**What is required**
Starting at the first line of the data, print each line verbatim up to and including the line bearing "import plotly.graph_objects as go", omitting pictures.
"""
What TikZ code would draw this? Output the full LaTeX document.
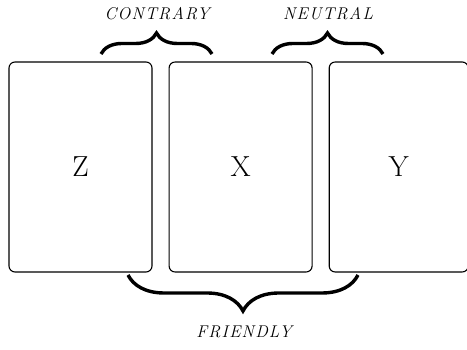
\documentclass[tikz,border=0pt]{standalone}
\usepackage{fontspec}
\usepackage{tikz}
\usetikzlibrary{positioning,decorations.pathreplacing}
\newfontfamily\spacedserif[LetterSpace=7]{Latin Modern Roman}
\tikzset{
  card/.style={draw=black,line width=1.1pt,rounded corners=6pt,
    minimum width=143pt,minimum height=210pt,inner sep=0pt,
    font=\fontsize{29}{31}\selectfont},
  bigbrace/.style={decorate,line width=3.4pt,draw=black,
    decoration={brace,amplitude=#1}},
  bracelabel/.style={font=\spacedserif\fontsize{17}{19}\selectfont\itshape}
}

\begin{document}
\begin{tikzpicture}[x=1pt,y=1pt,node distance=16pt]
  \useasboundingbox (0,0) rectangle (467,350);
  \node[card] (z) at (80.5,183) {Z};
  \node[card, right=16pt of z] (x) {X};
  \node[card, right=16pt of x, minimum width=139pt] (y) {Y};
  % braces
  \coordinate (cl) at (101,296);
  \coordinate (cr) at (212,296);
  \coordinate (nl) at (272,296);
  \coordinate (nr) at (383,296);
  \coordinate (fl) at (128,75);
  \coordinate (fr) at (358,75);
  \draw[bigbrace=21pt] (cl) -- (cr);
  \draw[bigbrace=21pt] (nl) -- (nr);
  \draw[bigbrace=36pt] (fr) -- (fl);
  \node[bracelabel] (contrary) at (157,336) {CONTRARY};
  \node[bracelabel] (neutral) at (328,336) {NEUTRAL};
  \node[bracelabel] (friendly) at (244,18) {FRIENDLY};
\end{tikzpicture}
\end{document}
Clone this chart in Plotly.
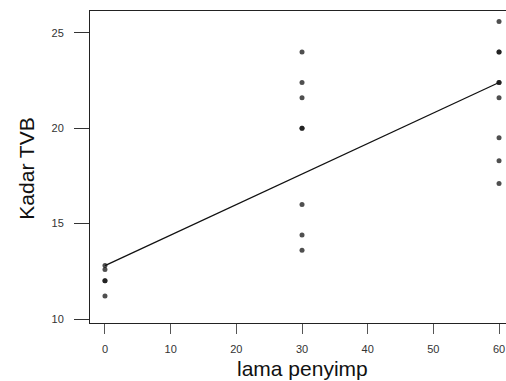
import plotly.graph_objects as go

# Data
lama_penyimp = [0, 0, 0, 0, 0,
                30, 30, 30, 30, 30, 30, 30, 30,
                60, 60, 60, 60, 60, 60, 60, 60, 60]
kadar_tvb = [12.8, 12.6, 12.0, 12.0, 11.2,
             24.0, 22.4, 21.6, 20.0, 20.0, 16.0, 14.4, 13.6,
             25.6, 24.0, 24.0, 22.4, 22.4, 21.6, 19.5, 18.3, 17.1]

fit_x = [0, 60]
fit_y = [12.8, 22.4]

x_ticks = [0, 10, 20, 30, 40, 50, 60]
y_ticks = [10, 15, 20, 25]

FONT = "Liberation Sans, Arial, sans-serif"

fig = go.Figure()
fig.add_trace(go.Scatter(
    x=fit_x, y=fit_y, mode="lines",
    line=dict(color="#111111", width=1.3),
    hoverinfo="skip", showlegend=False,
))
fig.add_trace(go.Scatter(
    x=lama_penyimp, y=kadar_tvb, mode="markers",
    marker=dict(size=5, color="rgba(20,20,20,0.75)", line=dict(width=0)),
    showlegend=False,
))

fig.update_layout(
    width=506, height=381,
    margin=dict(l=90, r=0, t=11, b=58),
    paper_bgcolor="white", plot_bgcolor="white",
    font=dict(family=FONT, color="#333333", size=11),
    xaxis=dict(
        range=[-2.28, 61.06], tickvals=x_ticks, ticktext=[str(v) for v in x_ticks],
        showgrid=False, zeroline=False,
        showline=True, linecolor="#222222", linewidth=1, mirror=True,
        ticks="outside", ticklen=10, tickcolor="#555555", tickwidth=1,
        ticklabelstandoff=6,
        tickfont=dict(family=FONT, size=11, color="#333333"),
    ),
    yaxis=dict(
        range=[9.79, 26.15], tickvals=y_ticks, ticktext=[str(v) for v in y_ticks],
        showgrid=False, zeroline=False,
        showline=True, linecolor="#222222", linewidth=1,
        ticks="outside", ticklen=15, tickcolor="#333333", tickwidth=1,
        ticklabelstandoff=8,
        tickfont=dict(family=FONT, size=11, color="#333333"),
    ),
    annotations=[
        dict(text="lama penyimp", xref="paper", yref="paper",
             x=0.51, y=-0.147, xanchor="center", yanchor="middle",
             showarrow=False, font=dict(family=FONT, size=21, color="#111111")),
        dict(text="Kadar TVB", xref="paper", yref="paper",
             x=-0.152, y=0.494, xanchor="center", yanchor="middle", textangle=-90,
             showarrow=False, font=dict(family=FONT, size=21, color="#111111")),
    ],
)

fig.write_html("out.html")
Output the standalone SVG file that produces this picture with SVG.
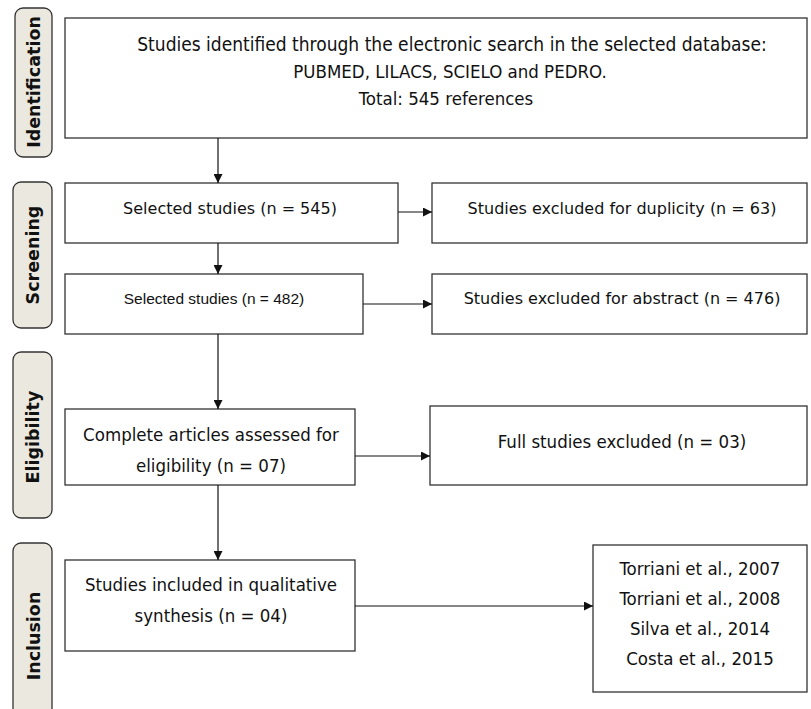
<svg xmlns="http://www.w3.org/2000/svg" width="811" height="709" viewBox="0 0 811 709">
<style>
.phase{fill:#ebe8df;stroke:#333;stroke-width:1.3}
.ph{font-family:"DejaVu Sans",sans-serif;font-weight:bold;font-size:17.5px;fill:#111;text-anchor:middle}
.box{fill:#fff;stroke:#333;stroke-width:1.3}
.t{font-family:"DejaVu Sans Condensed","DejaVu Sans",sans-serif;font-stretch:condensed;font-size:18.5px;fill:#111;text-anchor:middle}
.v{font-family:"DejaVu Sans",sans-serif;font-size:16px;fill:#111;text-anchor:middle}
.a{font-family:"Liberation Sans",Arial,sans-serif;font-size:15.5px;fill:#111;text-anchor:middle}
.c{stroke:#111;stroke-width:1.2;fill:none;marker-end:url(#ah)}
</style>
<defs>
<marker id="ah" viewBox="0 0 10 10" refX="10" refY="5" markerWidth="9" markerHeight="9" markerUnits="userSpaceOnUse" orient="auto">
<path d="M0,0 L10,5 L0,10 z" fill="#111"/>
</marker>
</defs>
<rect width="811" height="709" fill="#fff"/>
<g id="phase-identification"><rect class="phase" x="15" y="8" width="37" height="149" rx="8"/><text class="ph" transform="translate(40,82) rotate(-90)">Identification</text></g>
<g id="phase-screening"><rect class="phase" x="13" y="182" width="39" height="146" rx="8"/><text class="ph" transform="translate(39,255) rotate(-90)">Screening</text></g>
<g id="phase-eligibility"><rect class="phase" x="13" y="352" width="39" height="166" rx="8"/><text class="ph" transform="translate(39,437) rotate(-90)">Eligibility</text></g>
<g id="phase-inclusion"><rect class="phase" x="13" y="543" width="39" height="180" rx="8"/><text class="ph" transform="translate(40,636) rotate(-90)">Inclusion</text></g>

<g id="n-identified"><rect class="box" x="65" y="18" width="742" height="120"/>
<text class="t" x="452" y="51" style="font-size:19px">Studies identified through the electronic search in the selected database:</text>
<text class="t" x="450" y="78">PUBMED, LILACS, SCIELO and PEDRO.</text>
<text class="t" x="446" y="105">Total: 545 references</text></g>

<g id="n-selected545"><rect class="box" x="65" y="183" width="333" height="60"/><text class="v" x="230" y="214">Selected studies (n = 545)</text></g>
<g id="n-dup"><rect class="box" x="432" y="183" width="375" height="60"/><text class="v" x="622" y="214">Studies excluded for duplicity (n = 63)</text></g>
<g id="n-selected482"><rect class="box" x="65" y="274" width="298" height="60"/><text class="a" x="214" y="304">Selected studies (n = 482)</text></g>
<g id="n-abstract"><rect class="box" x="432" y="274" width="375" height="60"/><text class="v" x="622" y="304">Studies excluded for abstract (n = 476)</text></g>
<g id="n-complete"><rect class="box" x="65" y="409" width="290" height="76"/><text class="t" x="211" y="441">Complete articles assessed for</text><text class="t" x="211" y="472">eligibility (n = 07)</text></g>
<g id="n-fullexcl"><rect class="box" x="430" y="406" width="377" height="79"/><text class="t" x="622" y="448">Full studies excluded (n = 03)</text></g>
<g id="n-included"><rect class="box" x="65" y="560" width="290" height="91"/><text class="t" x="211" y="591">Studies included in qualitative</text><text class="t" x="211" y="622">synthesis (n = 04)</text></g>
<g id="n-refs"><rect class="box" x="593" y="545" width="214" height="147"/>
<text class="t" x="700" y="575">Torriani et al., 2007</text>
<text class="t" x="700" y="605">Torriani et al., 2008</text>
<text class="t" x="700" y="635">Silva et al., 2014</text>
<text class="t" x="700" y="665">Costa et al., 2015</text></g>

<g id="connectors">
<line class="c" x1="218" y1="138" x2="218" y2="183"/>
<line class="c" x1="398" y1="212" x2="432" y2="212"/>
<line class="c" x1="218" y1="243" x2="218" y2="274"/>
<line class="c" x1="363" y1="304" x2="432" y2="304"/>
<line class="c" x1="218" y1="334" x2="218" y2="409"/>
<line class="c" x1="355" y1="456" x2="430" y2="456"/>
<line class="c" x1="218" y1="485" x2="218" y2="560"/>
<line class="c" x1="355" y1="606" x2="593" y2="606"/>
</g>
</svg>
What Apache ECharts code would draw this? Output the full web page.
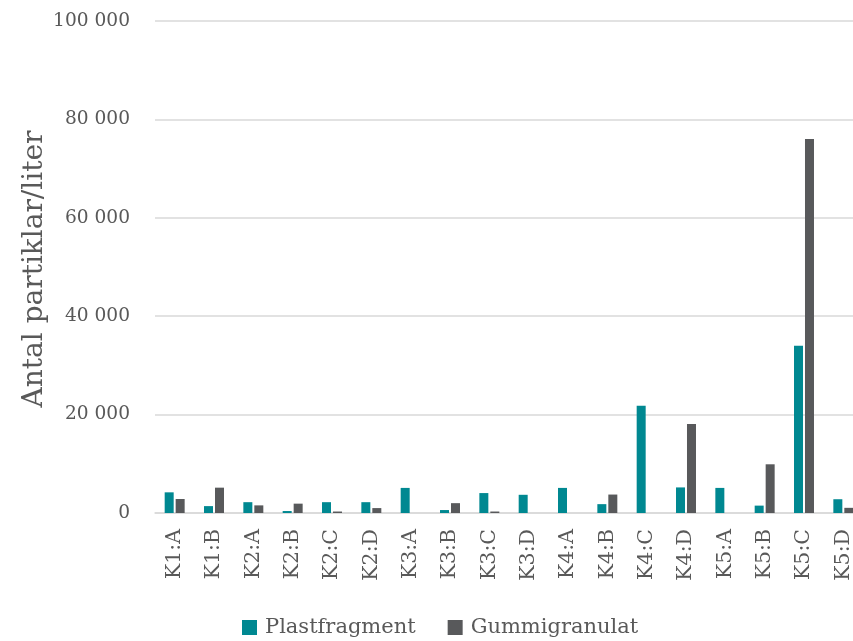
<!DOCTYPE html>
<html><head><meta charset="utf-8">
<script src="https://cdn.jsdelivr.net/npm/echarts@6/dist/echarts.min.js"></script>
<style>html,body{margin:0;padding:0;background:#fff}#c{width:853px;height:641px}</style>
</head><body><div id="c"></div>
<script>
const categories = ["K1:A","K1:B","K2:A","K2:B","K2:C","K2:D","K3:A","K3:B","K3:C","K3:D","K4:A","K4:B","K4:C","K4:D","K5:A","K5:B","K5:C","K5:D"];
const plastfragment = [4200,1400,2200,400,2200,2200,5100,600,4050,3700,5100,1800,21800,5200,5100,1500,34000,2800];
const gummigranulat = [2850,5150,1550,1900,300,1000,0,2000,300,0,0,3750,0,18100,0,9900,76000,1050];
const yTicks = {min:0, max:100000, interval:20000};
const serif = "'DejaVu Serif', 'Liberation Serif', serif";
const chart = echarts.init(document.getElementById('c'));
chart.setOption({
  animation:false,
  grid:{left:155, width:708, top:21, height:492, containLabel:false, outerBoundsMode:'none'},
  legend:{top:612, left:237, itemWidth:15, itemHeight:15, itemGap:32, icon:'rect',
    textStyle:{fontFamily:serif, fontSize:21, color:'#595959', padding:[0,0,0,3]},
    data:['Plastfragment','Gummigranulat']},
  graphic:[{type:'text', x:35, y:269, rotation:Math.PI/2,
    style:{text:'Antal partiklar/liter', font:"28px "+serif, fill:'#595959', textAlign:'center', textVerticalAlign:'middle'}}],
  xAxis:{type:'category', data:categories,
    axisLine:{lineStyle:{color:'#d9d9d9', width:1.5}}, axisTick:{show:false},
    axisLabel:{rotate:90, interval:0, margin:16, fontFamily:serif, fontSize:20.5, color:'#595959'}},
  yAxis:{type:'value', min:yTicks.min, max:yTicks.max, interval:yTicks.interval,
    axisLine:{show:false}, axisTick:{show:false},
    splitLine:{lineStyle:{color:'#d9d9d9', width:1.5}},
    axisLabel:{margin:25, fontFamily:serif, fontSize:18.6, color:'#595959',
      formatter:v=>v===0?'0':String(v).replace(/\B(?=(\d{3})+(?!\d))/g,' ')}},
  series:[
    {name:'Plastfragment', type:'bar', data:plastfragment, barWidth:9, barGap:'22%', itemStyle:{color:'#008891'}},
    {name:'Gummigranulat', type:'bar', data:gummigranulat, barWidth:9, itemStyle:{color:'#58595b'}}
  ]
});
</script></body></html>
"""
**Exercise answer**
What TikZ code would draw this? Output the full LaTeX document.
\documentclass[tikz,border=0pt]{standalone}
\usepackage{fontspec}
\usepackage{tikz}
\usetikzlibrary{positioning,decorations.pathreplacing}
\newfontfamily\spacedserif[LetterSpace=7]{Latin Modern Roman}
\tikzset{
  card/.style={draw=black,line width=1.1pt,rounded corners=6pt,
    minimum width=143pt,minimum height=210pt,inner sep=0pt,
    font=\fontsize{29}{31}\selectfont},
  bigbrace/.style={decorate,line width=3.4pt,draw=black,
    decoration={brace,amplitude=#1}},
  bracelabel/.style={font=\spacedserif\fontsize{17}{19}\selectfont\itshape}
}

\begin{document}
\begin{tikzpicture}[x=1pt,y=1pt,node distance=16pt]
  \useasboundingbox (0,0) rectangle (467,350);
  \node[card] (z) at (80.5,183) {Z};
  \node[card, right=16pt of z] (x) {X};
  \node[card, right=16pt of x, minimum width=139pt] (y) {Y};
  % braces
  \coordinate (cl) at (101,296);
  \coordinate (cr) at (212,296);
  \coordinate (nl) at (272,296);
  \coordinate (nr) at (383,296);
  \coordinate (fl) at (128,75);
  \coordinate (fr) at (358,75);
  \draw[bigbrace=21pt] (cl) -- (cr);
  \draw[bigbrace=21pt] (nl) -- (nr);
  \draw[bigbrace=36pt] (fr) -- (fl);
  \node[bracelabel] (contrary) at (157,336) {CONTRARY};
  \node[bracelabel] (neutral) at (328,336) {NEUTRAL};
  \node[bracelabel] (friendly) at (244,18) {FRIENDLY};
\end{tikzpicture}
\end{document}
Clone this chart in Plotly.
import plotly.graph_objects as go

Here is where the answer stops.